In an American Idol episode that aired this week, Katy Perry showed the world how incredibly tone-deaf even the most visible and connected celebrities can be about the cultural dialogue happening around them.
Benjamin Glaze, a young songwriter from Oklahoma, came on stage to perform, and talked about not having been in a romantic relationship and how he was waiting to experience his first kiss until he was in a relationship because he wants it to be “special.” In response, after he finished performing, Katy asked him to, “Come here right now.” She then demanded he kiss her cheek, complained that he didn’t kiss her the way she wanted. She then asked for another, proceeding to turn her head as he leaned in so his next kiss landed on her lips.

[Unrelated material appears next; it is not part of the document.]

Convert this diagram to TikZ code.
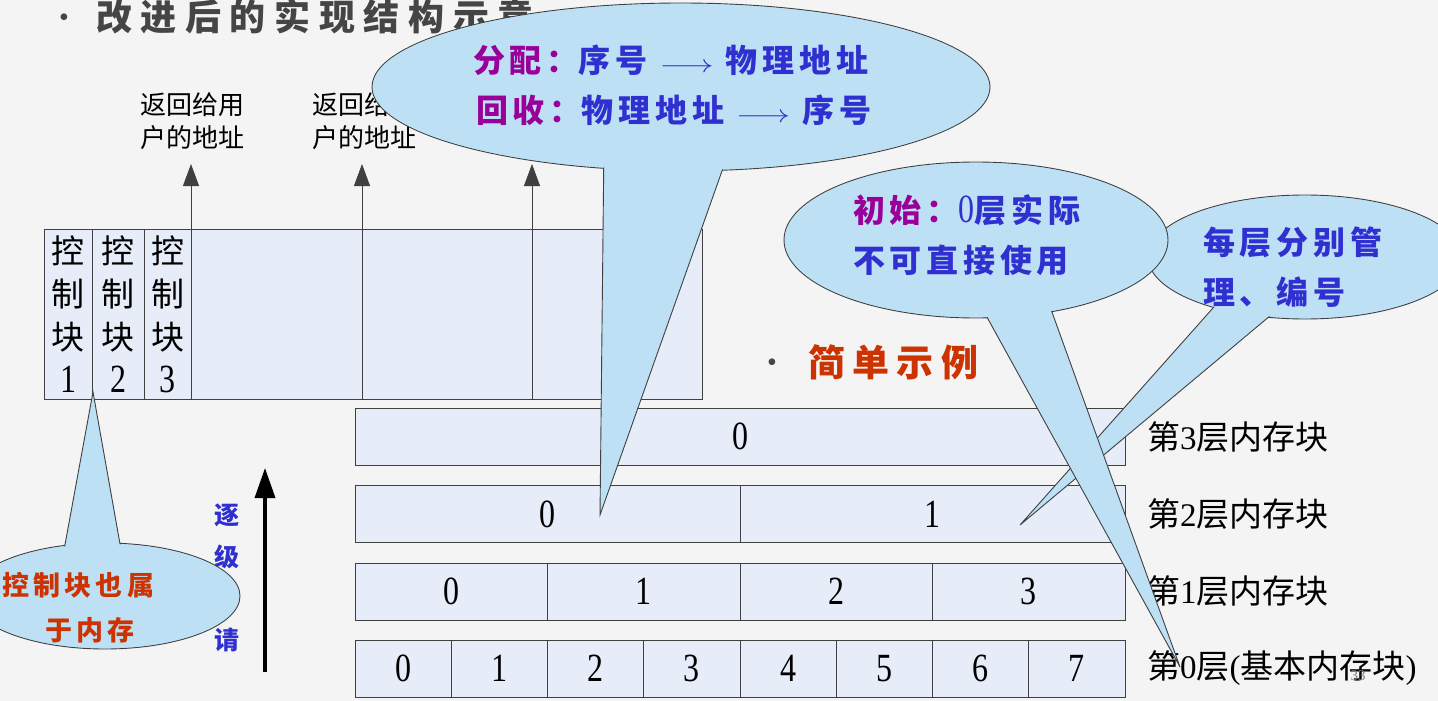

The show was taped in October, but since it was aired this week, media outlets reached out to Glaze to ask him how he felt about the kiss. He called it “uncomfortable” and said he wouldn’t have chosen to have his first kiss happen that way, because he “would have wanted it to be special.” But he also acknowledged that it was a positive promotion for his career and raised the visibility of his music.
It’s great that Glaze is able to personally take a positive perspective, but it begs the question: Has Katy Perry been living under a rock? If there’s anything the #MeToo movement has done successfully, it has made people hyper-aware of the power dynamics inherent in sexual exchanges that would have seemed acceptable even only a decade ago. Here, Katy, a powerful, rich, successful woman judging a competition, thought it appropriate to demand a kiss from a young man whose professional success is almost entirely in her hands. It’s hard to imagine that anyone would have found this remotely palatable if the gender roles were reversed, and an older man were demanding that a young girl come over to kiss him “right now.”
Furthermore, the public stage for this humiliating power play lays bare the worst elements of the “casting couch” culture of creative talent. For decades, young, inexperienced women have complained that the only way to advance their careers in fickle and unpredictable creative industries is to bow to the sexual demands of the people dominating the industry. The #MeToo movement is finally starting to make inroads in correcting this ingrained, degrading practice. Katy Perry set back the clock when she made the set of American Idol her own, personal casting couch, and gave the world a front row seat to just how obtuse she is.